At the award ceremony, Drosten complained in particular about the irresponsibility of the media. “Our reality is what the media reflect back to us,” he said, calling on journalists to critically evaluate their reporting to date. “In a pandemic, irresponsible actions cost lives,” he stressed.

The actions of individuals have direct consequences for countless others, he added. “It is also a matter of contributing to society-wide protection. Without widespread vaccination, only reducing contacts can prevent too many serious infections from occurring at once and overburdening the health care system.”

Drosten has been insulted and threatened by the extreme right-wing AfD [Alternative for Germany], as well as the Bild tabloid newspaper. In a long interview in the weekly magazine Zeit this week, editor-in-chief Giovanni di Lorenzo tries to corner and portray him as a failed advisor to former Chancellor Angela Merkel with no answer to the pandemic’s fourth wave. In response, the virologist defends his criticism of the media and complains about the constant attacks on individual scientists, which go far beyond the attacks in the Bild. “My concern is the general atmosphere, this constant murmuring in reports and interviews, the undertones.”

Drosten continues to insist on mandatory vaccination and booster shots as soon as possible, which would be lifesavers as much as mandatory seat belts in cars. He also defends the “No Covid” initiative. In response to the scornful aside of the Zeit editor that this initiative has a “thrust critical of capitalism,” Drosten repeats that the task of scientists is to explain the threatening character of the pandemic. In the end, he expresses disappointment that politicians are not heeding his admonitions.

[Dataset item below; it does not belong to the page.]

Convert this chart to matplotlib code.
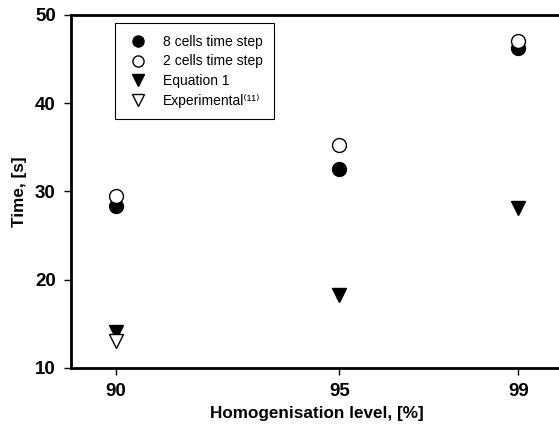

Workers must take up the warnings and findings of serious scientists like Drosten and the signatories of the recent appeal by 35 renowned physicians and take the initiative themselves. Working people worldwide must unite and build action committees to educate the population based on science and put in place the necessary measures to eliminate COVID-19. This includes universal vaccination of the population, as well as the closure of schools and non-essential businesses, with full pay for workers affected. The health care system and vaccine and drug production must be taken out of the profit system and placed under the control of the working class and medical personnel.

No serious protective measures can be expected from governments and business associations. Their attitude is not only irresponsible, but criminal. It is time to take the political and medical reins out of their hands.

Charité intensive–Station 43 can beviewed in the ARD media library until April 1, 2022.